6. I made up with my 'boss'. One of the reasons that we have so much conflict is that he is not really my boss anymore. We discussed this point and basically both of us agreed that we should act more like adults.

7. I rode my bike to work twice this week. I was hoping that I could ride more, since the kids were gone, but life got a little out of hand.

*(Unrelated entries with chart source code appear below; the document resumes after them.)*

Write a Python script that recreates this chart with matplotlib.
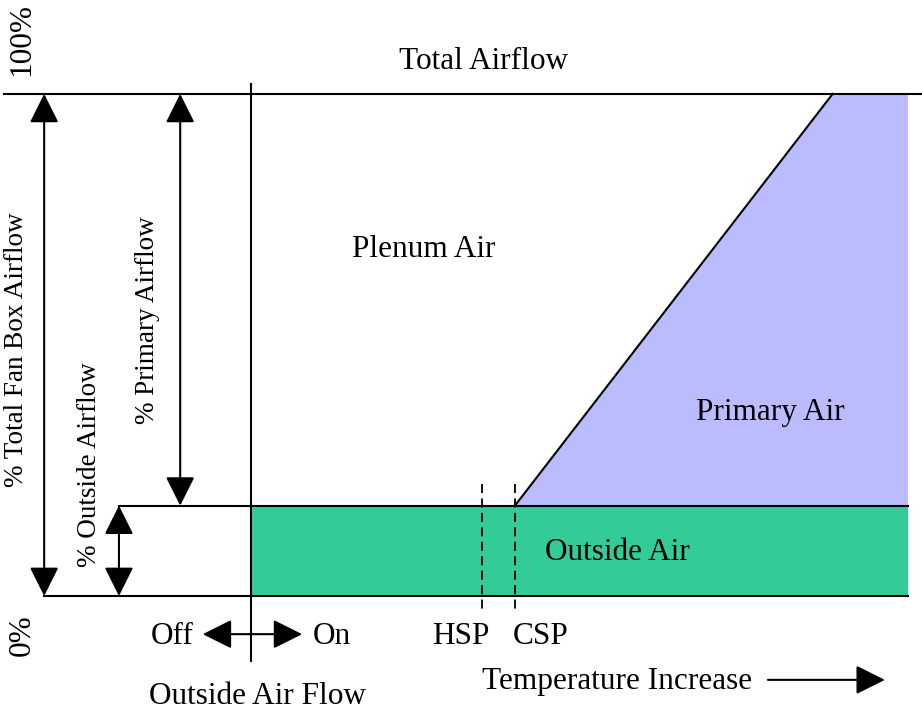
import matplotlib.pyplot as plt
from matplotlib.patches import Polygon

# airflow levels (% of total fan box airflow)
total_pct = 100
outside_pct = 18

# positions along the temperature axis (arbitrary units, 0 = outside air damper on/off)
onoff_x = 0
hsp_x = 46
csp_x = 52.6
primary_max_x = 115.9
right_x = 130.9

# dimension arrows on the left (x positions)
total_arrow_x = -41.2
primary_arrow_x = -14.1
outside_arrow_x = -26.3

plt.rcParams['font.family'] = ['Liberation Serif', 'DejaVu Serif']
fs = 22.5
fs_side = 19.5

fig = plt.figure(figsize=(9.22, 7.13), dpi=100)
ax = fig.add_axes([0, 0, 1, 1])
ax.set_xlim(-50, 133.7)
ax.set_ylim(-23.3, 118.7)
ax.axis('off')

# outside air band
ax.fill_between([onoff_x, right_x], 0, outside_pct, color='#33CC99', lw=0, zorder=1)
# primary air wedge
prim = Polygon([(csp_x, outside_pct), (primary_max_x, total_pct), (right_x, total_pct), (right_x, outside_pct)],
               closed=True, facecolor='#BBBBFF', edgecolor='none', zorder=1)
ax.add_patch(prim)

lk = dict(color='black', lw=1.5, zorder=3)
ax.plot([-49.2, 133.7], [total_pct, total_pct], **lk)
ax.plot([total_arrow_x, right_x], [0, 0], **lk)
ax.plot([outside_arrow_x, right_x], [outside_pct, outside_pct], **lk)
ax.plot([onoff_x, onoff_x], [102, -12.9], **lk)
ax.plot([csp_x, primary_max_x], [outside_pct, total_pct], **lk)
for x in [hsp_x, csp_x]:
    ax.plot([x, x], [22.3, -3.4], color='black', lw=1.3, ls=(0, (5, 3)), zorder=3)

arr = dict(arrowstyle='<|-|>,head_length=0.9,head_width=0.45', color='black', lw=1.5,
           mutation_scale=20, shrinkA=0, shrinkB=0)
ax.annotate('', xy=(total_arrow_x, total_pct), xytext=(total_arrow_x, 0), arrowprops=arr)
ax.annotate('', xy=(primary_arrow_x, total_pct), xytext=(primary_arrow_x, outside_pct), arrowprops=arr)
ax.annotate('', xy=(outside_arrow_x, outside_pct), xytext=(outside_arrow_x, 0), arrowprops=arr)
ax.annotate('', xy=(-9.6, -7.6), xytext=(10.2, -7.6), arrowprops=arr)
one = dict(arr, arrowstyle='-|>,head_length=0.9,head_width=0.45')
ax.annotate('', xy=(126.3, -16.7), xytext=(103, -16.7), arrowprops=one)

tk = dict(fontsize=fs, ha='center', va='center')
ax.text(46.4, 106.4, 'Total Airflow', **tk)
ax.text(34.5, 69.1, 'Plenum Air', **tk)
ax.text(103.4, 36.5, 'Primary Air', **tk)
ax.text(73.1, 8.6, 'Outside Air', **tk)
ax.text(-15.7, -8, 'Off', **tk)
ax.text(16.1, -8, 'On', **tk)
ax.text(41.8, -8, 'HSP', **tk)
ax.text(57.8, -8, 'CSP', **tk)
ax.text(1.4, -20.1, 'Outside Air Flow', **tk)
ax.text(72.9, -17.1, 'Temperature Increase', **tk)
ax.text(-45.6, 110.8, '100%', rotation=90, **tk)
ax.text(-45.6, -7.8, '0%', rotation=90, **tk)
sk = dict(fontsize=fs_side, ha='center', va='center', rotation=90)
ax.text(-46.8, 49, '% Total Fan Box Airflow', **sk)
ax.text(-20.7, 55, '% Primary Airflow', **sk)
ax.text(-32.1, 26.1, '% Outside Airflow', **sk)

fig.savefig('out.png', dpi=100)
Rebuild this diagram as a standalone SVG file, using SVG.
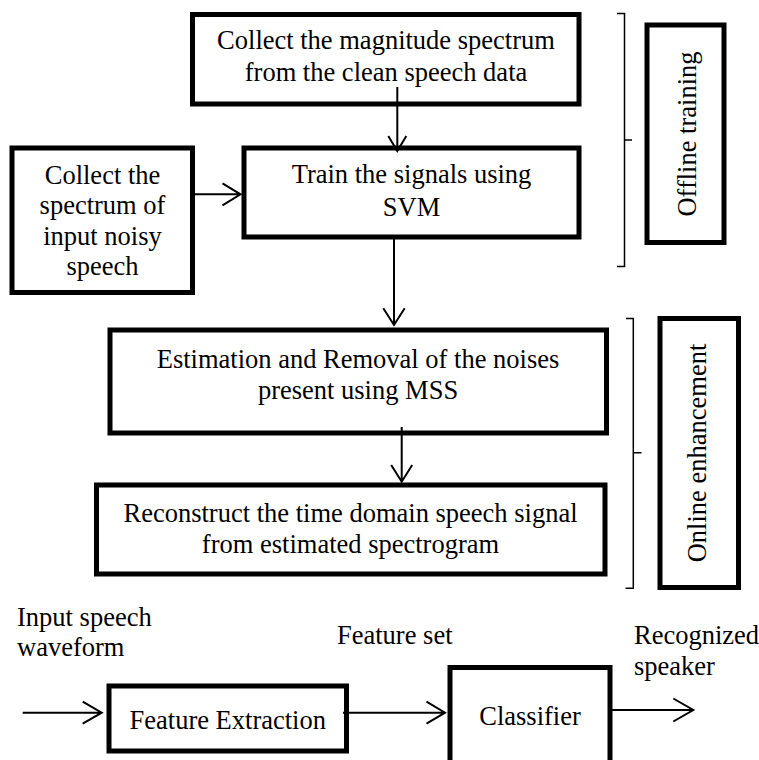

8. We launched a balloon on Thursday. It carried an actual scientific instrument, which was the whole point of all of the balloon launches that we have been doing lately - working up to carrying an expensive piece of equipment. It was a great launch, and pretty much the best landing that you could hope for. We saw it land. I think that someone got it on video, so, when they post this, I will make a link. The balloon missed a large cluster of large lakes by a very small margin. It was very close, and we were all a little nervous. After trying to ask the farmer for permission to go into his field, and finding that he wasn't home, a few students went out into the field to get it. After recovering the balloon, the farmer showed up and was a little angry that we trespassed onto his property. Words were exchanged - actually he yelled at me a fair bit and I just tried not to give not-to-smart-ass answers to his derogatory comments. It was fun!

9. My second post doc started work about two weeks ago. My new grad student started last Monday. My old grad student is defending in a week. My other grad student got back from China last week after being there for about 4-5 weeks. So, now we are all there. I have to figure out how I am going to manage all of these people and still get work done myself. This is the key - I have to admit that I won't get any work done on my own any more. Managing people is becoming the largest percentage of my time.

10. I am going to take a shower now. It is about 3:00 in the afternoon and I haven't taken a shower yet. I stink. And my tattoo itches. But I am not allowed to scratch it.....!!!